The Hate U Give s’adresse à un public plus jeune. Il cherche à conscientiser et à donner une voix aux adolescents aux prises avec ces questionnements.
Des films réalistes
Les films Monsters and Men et The Hate U Give apportent un témoignage réaliste des tensions et du climat anxiogène qui règnent dans les rues.
Toutes proportions gardées, on ne peut éviter de faire le parallèle avec la Ville de Toronto qui connaît présentement une vague de violence par armes à feu.
Alors que la réponse offerte par les élus torontois est d'augmenter les effectifs de la police, ces deux films proposent une solution possible : l'entraide et la solidarité sociale devant l’injustice et la violence.
Deux jeunes amoureux
Lauréat d'un Oscar du meilleur film en 2017 avec Moonlight, Barry Jenkins présente dans son nouveau film l’une des grandes figures du mouvement des droits civiques aux États-Unis.

Les deux acteurs principaux du film If Beale Street Could Talk : KiKi Layne (à droite) et Stephan James (à droite)
Photo : Avec l'aimable autorisation du TIFF
If Beale Street Could Talk est une adaptation d'un roman de James Baldwin, écrivain au centre du film documentaire I Am Not Your Negro de Raoul Peck (2017).
L'histoire se passe à Harlem dans les années 70. Fonny et Tish sont jeunes et amoureux.
Mais Fonny est faussement accusé de viol par un policier raciste et se retrouve en prison.

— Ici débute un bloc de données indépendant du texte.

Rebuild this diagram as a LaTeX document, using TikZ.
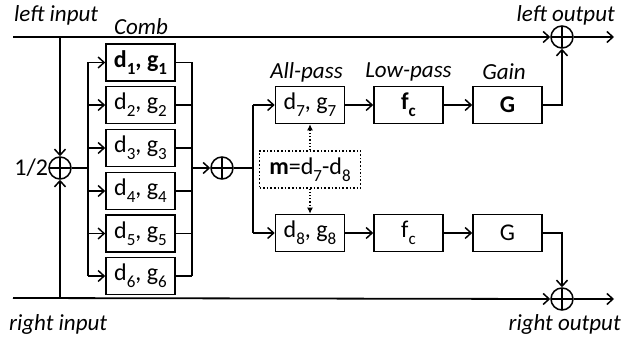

Sa compagne Tish, 19 ans et enceinte, apprendra vite à grandir.
Comment combattre un mensonge, mais surtout comment combattre un système qui ne donne pas de voix à un jeune Afro-Américain? Comment tolérer une justice qui emprisonne la jeunesse avec aussi peu de discernement?
Drame social, If Beale Street Could Talk est aussi une grande histoire d’amour et de solidarité familiale. Ce film présente les défis de vivre aux États-Unis quand on est Noir et sans ressources.
Quand on regarde les rapports entre la communauté afro-américaine et les forces de l’ordre il y a 40 ans, on constate que les choses sont loin d’être réglées.